Réunion du 20 septembre 2011 à 14h00
Mission d'information relative à l'analyse des causes des accidents de la circulation et à la prévention routière

Photo issue du site de l'Assemblée nationale ou de WikipediaJean Bardet, député, co-président du groupe d'études sur la route et la sécurité routière :

Si j'ai refusé de faire partie de la mission que vous présidez, monsieur Jung, c'est, certes, pour des raisons personnelles, mais, surtout, parce que je vous fais entièrement confiance, ainsi qu'à M. le rapporteur, d'une part, pour formuler des propositions raisonnables s'inscrivant dans le cadre de la politique menée par l'ensemble des gouvernements qui, depuis plus de 25 ans, se sont attaqués à ce fléau qu'est l'insécurité routière, et, d'autre part, pour répondre aux questions légitimes que se posent les usagers sur un certain nombre de dispositions, dont ils ne comprennent pas toujours l'utilité.

En effet, entre les différentes thèses en présence, il semble qu'une incompréhension réciproque empêche toute discussion, tant à l'Assemblée nationale – où une part de démagogie, comme je l'ai dit, n'est pas exclue –, que dans certains endroits où se tiennent ce que je pourrais appeler des propos de « café du commerce », qui consistent souvent à contester pour contester – depuis Jules César, nous savons combien les Gaulois sont frondeurs. En fait, au même titre que nous croyons que notre équipe de foot est la meilleure du monde, nous pensons que nous sommes d'excellents conducteurs. De la même façon que nous estimons que, lorsque notre équipe préférée perd un match, c'est la faute de l'arbitre, nous considérons que, quand nous avons un accident, c'est la faute des autres ; c'est d'ailleurs le cas aussi pour ceux qui ont bu un « petit coup » – ils connaissent leurs limites, disent-ils.

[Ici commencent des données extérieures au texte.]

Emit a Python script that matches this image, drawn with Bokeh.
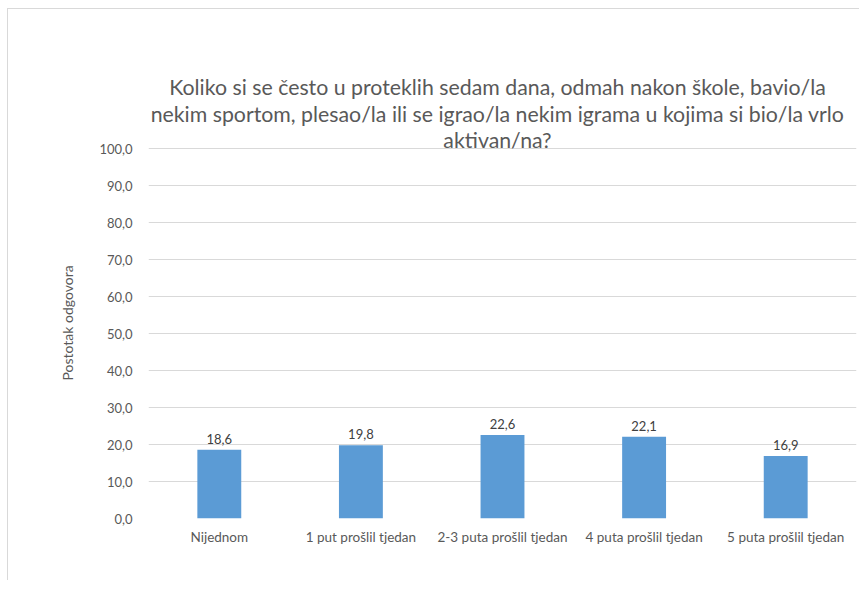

Je suis plutôt favorable à la politique menée par les différents gouvernements depuis 25 ans en matière de sécurité routière car, grâce à elle, le nombre de tués sur les routes est passé de 17 000 en 1971 à moins de 5 000 en 2005 et à moins de 4 000 en 2010. Je note, de plus, que, même si la vie humaine est sans prix, le coût des accidents de la route a été évalué en 2009 à 24,7 milliards d'euros, ce qui représente plus de deux fois le déficit de la sécurité sociale pour la même année.

L'augmentation de la mortalité routière constatée en ce début d'année – qui constitue d'ailleurs l'une des raisons de la création de cette mission – a coïncidé avec l'assouplissement des règles de récupération des points de permis tandis que l'amélioration qui a suivi a coïncidé, quant à elle, avec l'affirmation du Gouvernement qu'il n'avait pas l'intention de baisser la garde.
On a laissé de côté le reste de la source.